Kuleba compara a situação da Ucrânia à vivida pelo continente africano no século 19, quando foi invadido por colonizadores. “O problema é que estamos no século 21 e tem um país que ainda quer restaurar seu império continental”, sublinha, lembrando os princípios de integridade territorial e soberania nacional, regidos pelas leis internacionais.
O ministro reforçou a constatação do presidente Volodymyr Zelensky de que Putin está usando a crise alimentar na África para fazer chantagem. “Em relação às exportações de cereais, não sei de nenhuma sanção que impeça a Rússia de desbloquear os carregamentos. A Rússia simplesmente está tentando inverter os papeis: no lugar de deixar a Ucrânia exportar os cereais por vias marítimas, quer fazer os países e povos africanos reféns de sua política para impor a retirada das sanções”, reitera.
Kuleba enfatiza que Kiev não tem nenhum interesse em reter os carregamentos. “Gostaria que todos os povos da África saibam que estamos no mesmo barco: da mesma forma que eles precisam desesperadamente de nossos cereais, nós queremos desesperadamente despachá-los. Não temos nenhum interesse em guardar todos esses produtos agrícolas na Ucrânia; queremos vendê-los, exportá-los, queremos plantar para preparar uma nova colheita e avançar. Então, somos todos vítimas da política exterior cínica da Rússia”, alega.

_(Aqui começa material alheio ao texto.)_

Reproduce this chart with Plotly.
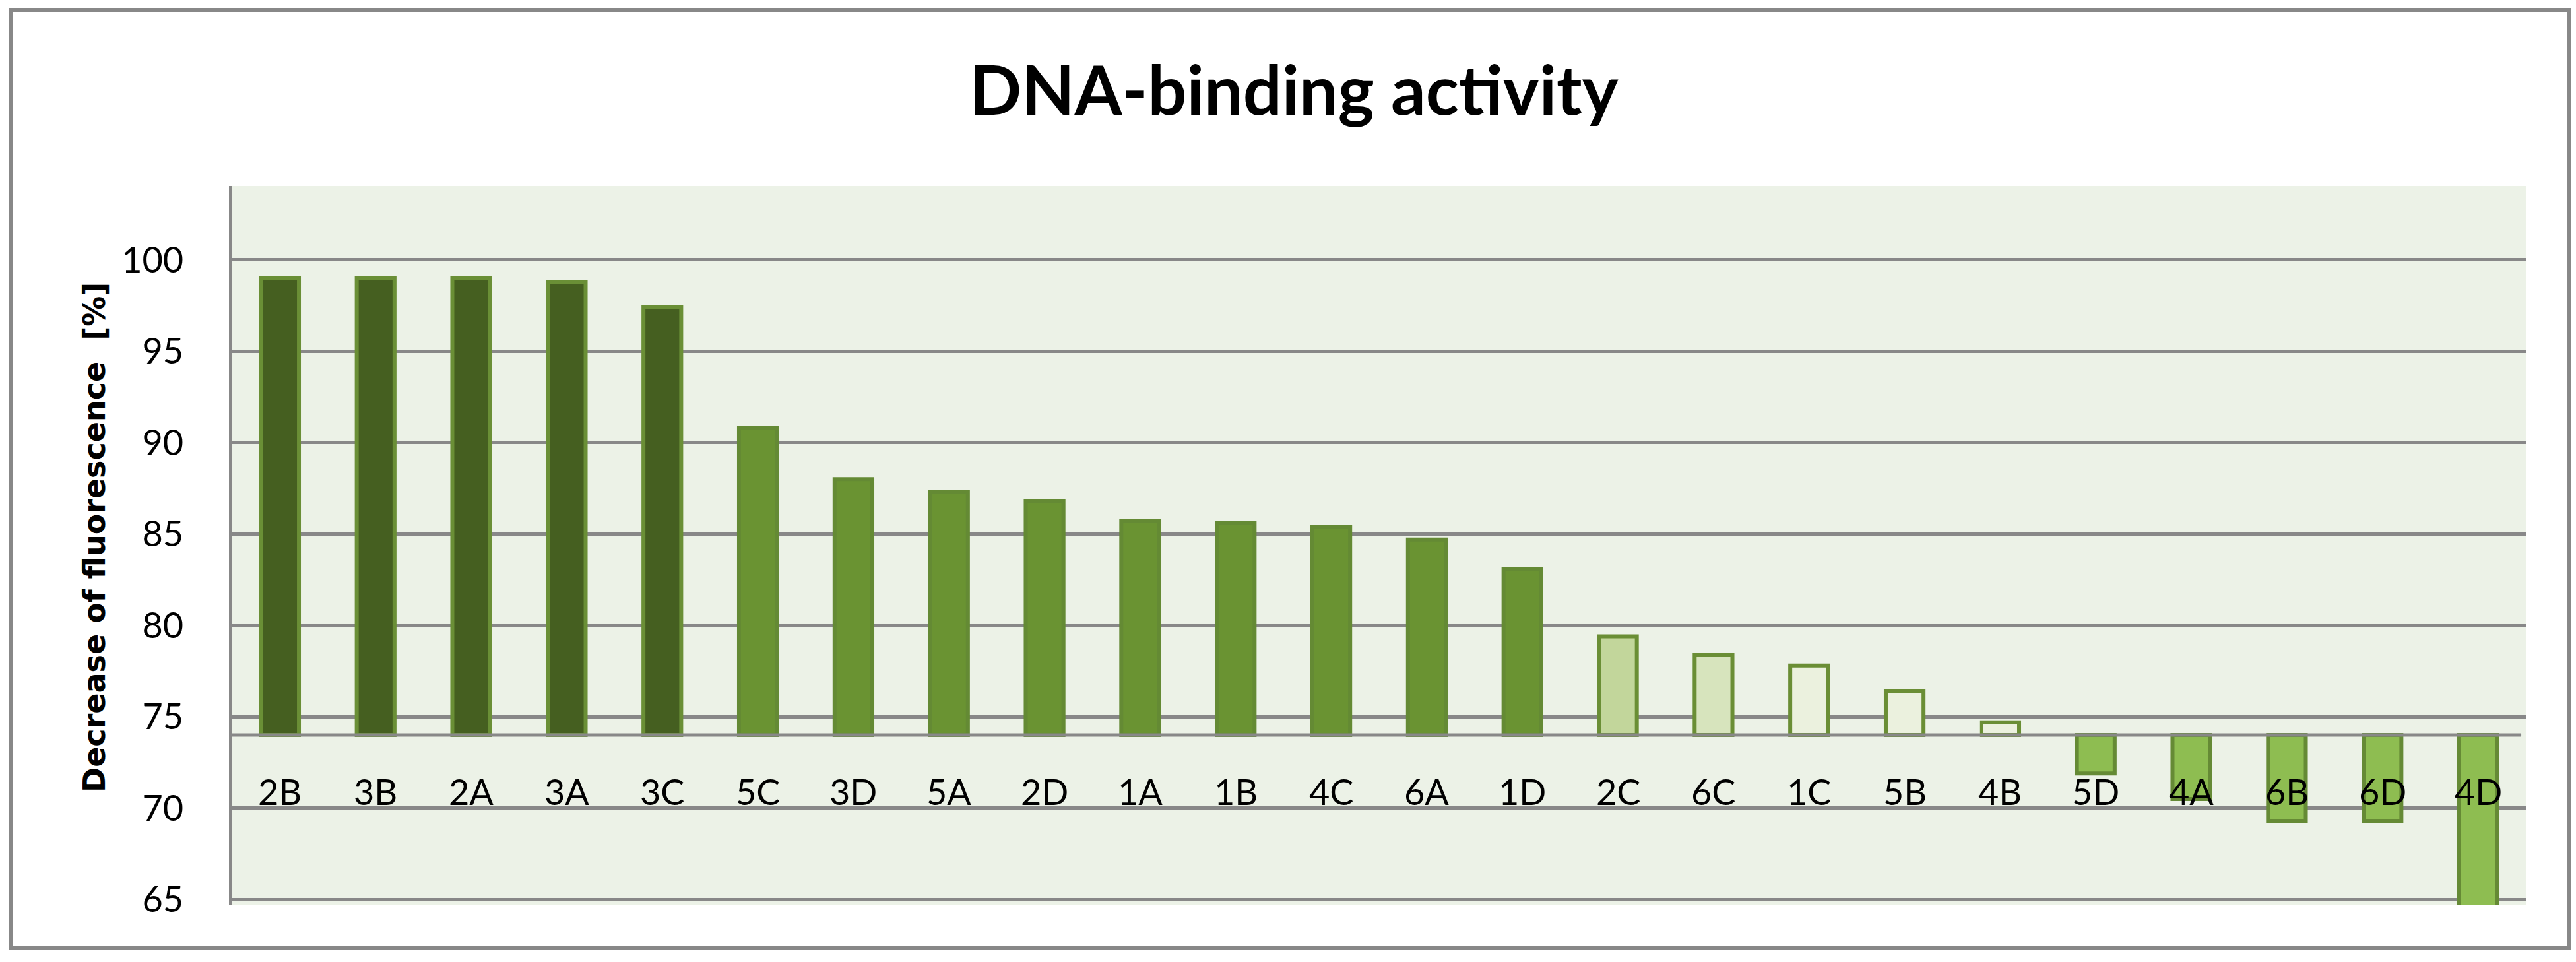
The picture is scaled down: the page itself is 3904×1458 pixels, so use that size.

O ministro também tentou relativizar as críticas do governo ucraniano ao presidente francês, Emmanuel Macron, cuja atuação na mediação do conflito foi considerada ineficaz diversas vezes. “Não diria que houve incompreensão entre Kiev e Paris. Mas quando ouvimos algo que desaprovamos, dizemos diretamente. Sempre tivemos trocas e uma relação franca com o presidente Macron e seu governo”, diz.
O chanceler elogiou especialmente o apoio da França na candidatura da Ucrânia à União Europeia. “Apreciamos que isso tenha ocorrido durante a presidência francesa do Conselho do bloco. Não esqueceremos jamais disso”, conclui.